§ GOAL OF THE EXERCISE: Quote the listing below in its entirety, omitting every image.

§ MATERIAL PROVIDED:

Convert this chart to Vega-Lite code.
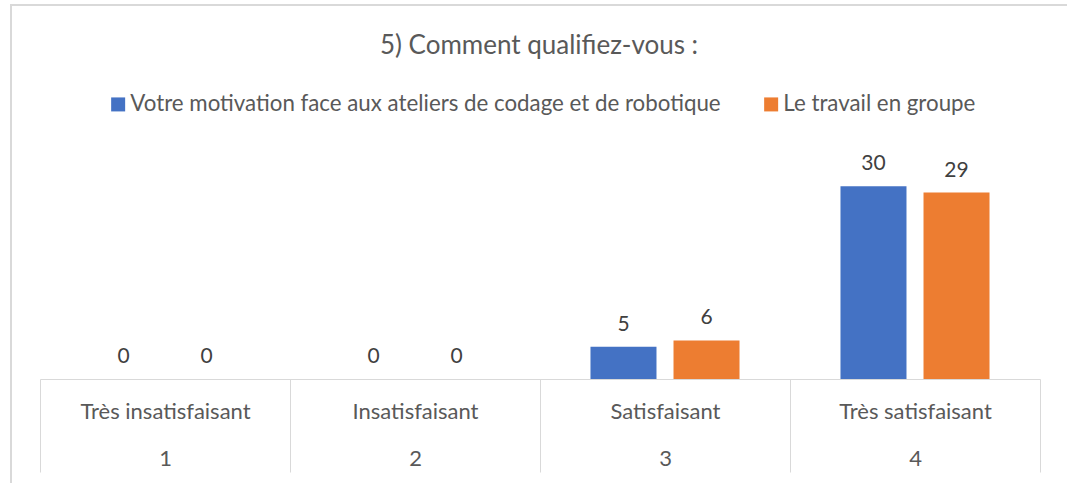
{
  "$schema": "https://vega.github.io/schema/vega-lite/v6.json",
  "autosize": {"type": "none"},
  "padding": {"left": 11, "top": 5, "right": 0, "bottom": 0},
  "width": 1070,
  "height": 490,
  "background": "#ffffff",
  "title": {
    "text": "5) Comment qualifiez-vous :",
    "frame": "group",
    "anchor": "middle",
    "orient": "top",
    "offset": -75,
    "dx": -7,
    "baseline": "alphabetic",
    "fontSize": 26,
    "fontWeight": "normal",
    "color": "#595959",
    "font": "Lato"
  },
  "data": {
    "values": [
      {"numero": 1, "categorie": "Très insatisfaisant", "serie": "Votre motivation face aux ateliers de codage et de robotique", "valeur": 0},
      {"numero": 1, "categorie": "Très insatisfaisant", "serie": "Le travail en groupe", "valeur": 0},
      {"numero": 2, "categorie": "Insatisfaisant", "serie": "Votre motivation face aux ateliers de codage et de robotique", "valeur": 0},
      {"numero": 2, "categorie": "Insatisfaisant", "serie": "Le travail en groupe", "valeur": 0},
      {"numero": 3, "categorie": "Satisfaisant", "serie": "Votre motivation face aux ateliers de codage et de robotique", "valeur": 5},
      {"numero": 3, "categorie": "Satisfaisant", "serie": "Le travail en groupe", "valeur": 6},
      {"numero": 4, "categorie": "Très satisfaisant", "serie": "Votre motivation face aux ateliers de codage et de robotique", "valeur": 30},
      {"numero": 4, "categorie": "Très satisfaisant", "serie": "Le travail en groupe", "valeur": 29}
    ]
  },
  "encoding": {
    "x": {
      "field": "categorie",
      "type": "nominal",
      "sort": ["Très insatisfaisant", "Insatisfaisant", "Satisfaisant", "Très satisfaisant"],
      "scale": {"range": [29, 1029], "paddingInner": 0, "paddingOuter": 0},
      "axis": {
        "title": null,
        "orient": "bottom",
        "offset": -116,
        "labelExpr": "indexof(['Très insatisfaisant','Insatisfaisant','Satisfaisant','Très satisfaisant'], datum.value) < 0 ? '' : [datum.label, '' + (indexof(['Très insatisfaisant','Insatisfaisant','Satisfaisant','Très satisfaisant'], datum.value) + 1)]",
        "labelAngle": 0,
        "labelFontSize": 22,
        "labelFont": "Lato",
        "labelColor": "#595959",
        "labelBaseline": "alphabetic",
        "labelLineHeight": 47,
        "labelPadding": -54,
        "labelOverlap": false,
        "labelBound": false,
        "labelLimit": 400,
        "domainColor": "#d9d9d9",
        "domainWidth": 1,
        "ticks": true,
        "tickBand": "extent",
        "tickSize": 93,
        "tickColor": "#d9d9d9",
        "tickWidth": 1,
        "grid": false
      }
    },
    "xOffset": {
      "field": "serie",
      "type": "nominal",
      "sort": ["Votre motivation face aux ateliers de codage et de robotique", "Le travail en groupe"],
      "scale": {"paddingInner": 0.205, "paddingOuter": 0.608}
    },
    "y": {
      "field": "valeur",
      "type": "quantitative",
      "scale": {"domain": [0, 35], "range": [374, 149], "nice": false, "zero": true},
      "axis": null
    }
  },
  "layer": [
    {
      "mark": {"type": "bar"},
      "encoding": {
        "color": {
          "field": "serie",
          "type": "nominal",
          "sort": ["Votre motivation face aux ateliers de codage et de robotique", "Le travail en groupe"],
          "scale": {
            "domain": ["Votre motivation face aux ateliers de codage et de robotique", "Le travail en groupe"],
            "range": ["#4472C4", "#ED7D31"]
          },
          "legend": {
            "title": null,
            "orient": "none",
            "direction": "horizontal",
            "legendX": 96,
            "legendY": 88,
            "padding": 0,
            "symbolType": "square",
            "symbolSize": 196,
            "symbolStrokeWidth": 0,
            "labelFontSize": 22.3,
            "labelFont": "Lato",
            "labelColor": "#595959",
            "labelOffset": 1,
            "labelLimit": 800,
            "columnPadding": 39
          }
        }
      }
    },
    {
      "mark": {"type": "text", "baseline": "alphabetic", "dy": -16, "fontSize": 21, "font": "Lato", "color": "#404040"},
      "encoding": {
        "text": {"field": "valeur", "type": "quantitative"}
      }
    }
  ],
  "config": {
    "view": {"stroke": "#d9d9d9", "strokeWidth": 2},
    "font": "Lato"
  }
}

§ REPLY TO THE TASK:
Convert this chart to Vega-Lite code.
{
  "$schema": "https://vega.github.io/schema/vega-lite/v6.json",
  "autosize": {"type": "none"},
  "padding": {"left": 11, "top": 5, "right": 0, "bottom": 0},
  "width": 1070,
  "height": 490,
  "background": "#ffffff",
  "title": {
    "text": "5) Comment qualifiez-vous :",
    "frame": "group",
    "anchor": "middle",
    "orient": "top",
    "offset": -75,
    "dx": -7,
    "baseline": "alphabetic",
    "fontSize": 26,
    "fontWeight": "normal",
    "color": "#595959",
    "font": "Lato"
  },
  "data": {
    "values": [
      {"numero": 1, "categorie": "Très insatisfaisant", "serie": "Votre motivation face aux ateliers de codage et de robotique", "valeur": 0},
      {"numero": 1, "categorie": "Très insatisfaisant", "serie": "Le travail en groupe", "valeur": 0},
      {"numero": 2, "categorie": "Insatisfaisant", "serie": "Votre motivation face aux ateliers de codage et de robotique", "valeur": 0},
      {"numero": 2, "categorie": "Insatisfaisant", "serie": "Le travail en groupe", "valeur": 0},
      {"numero": 3, "categorie": "Satisfaisant", "serie": "Votre motivation face aux ateliers de codage et de robotique", "valeur": 5},
      {"numero": 3, "categorie": "Satisfaisant", "serie": "Le travail en groupe", "valeur": 6},
      {"numero": 4, "categorie": "Très satisfaisant", "serie": "Votre motivation face aux ateliers de codage et de robotique", "valeur": 30},
      {"numero": 4, "categorie": "Très satisfaisant", "serie": "Le travail en groupe", "valeur": 29}
    ]
  },
  "encoding": {
    "x": {
      "field": "categorie",
      "type": "nominal",
      "sort": ["Très insatisfaisant", "Insatisfaisant", "Satisfaisant", "Très satisfaisant"],
      "scale": {"range": [29, 1029], "paddingInner": 0, "paddingOuter": 0},
      "axis": {
        "title": null,
        "orient": "bottom",
        "offset": -116,
        "labelExpr": "indexof(['Très insatisfaisant','Insatisfaisant','Satisfaisant','Très satisfaisant'], datum.value) < 0 ? '' : [datum.label, '' + (indexof(['Très insatisfaisant','Insatisfaisant','Satisfaisant','Très satisfaisant'], datum.value) + 1)]",
        "labelAngle": 0,
        "labelFontSize": 22,
        "labelFont": "Lato",
        "labelColor": "#595959",
        "labelBaseline": "alphabetic",
        "labelLineHeight": 47,
        "labelPadding": -54,
        "labelOverlap": false,
        "labelBound": false,
        "labelLimit": 400,
        "domainColor": "#d9d9d9",
        "domainWidth": 1,
        "ticks": true,
        "tickBand": "extent",
        "tickSize": 93,
        "tickColor": "#d9d9d9",
        "tickWidth": 1,
        "grid": false
      }
    },
    "xOffset": {
      "field": "serie",
      "type": "nominal",
      "sort": ["Votre motivation face aux ateliers de codage et de robotique", "Le travail en groupe"],
      "scale": {"paddingInner": 0.205, "paddingOuter": 0.608}
    },
    "y": {
      "field": "valeur",
      "type": "quantitative",
      "scale": {"domain": [0, 35], "range": [374, 149], "nice": false, "zero": true},
      "axis": null
    }
  },
  "layer": [
    {
      "mark": {"type": "bar"},
      "encoding": {
        "color": {
          "field": "serie",
          "type": "nominal",
          "sort": ["Votre motivation face aux ateliers de codage et de robotique", "Le travail en groupe"],
          "scale": {
            "domain": ["Votre motivation face aux ateliers de codage et de robotique", "Le travail en groupe"],
            "range": ["#4472C4", "#ED7D31"]
          },
          "legend": {
            "title": null,
            "orient": "none",
            "direction": "horizontal",
            "legendX": 96,
            "legendY": 88,
            "padding": 0,
            "symbolType": "square",
            "symbolSize": 196,
            "symbolStrokeWidth": 0,
            "labelFontSize": 22.3,
            "labelFont": "Lato",
            "labelColor": "#595959",
            "labelOffset": 1,
            "labelLimit": 800,
            "columnPadding": 39
          }
        }
      }
    },
    {
      "mark": {"type": "text", "baseline": "alphabetic", "dy": -16, "fontSize": 21, "font": "Lato", "color": "#404040"},
      "encoding": {
        "text": {"field": "valeur", "type": "quantitative"}
      }
    }
  ],
  "config": {
    "view": {"stroke": "#d9d9d9", "strokeWidth": 2},
    "font": "Lato"
  }
}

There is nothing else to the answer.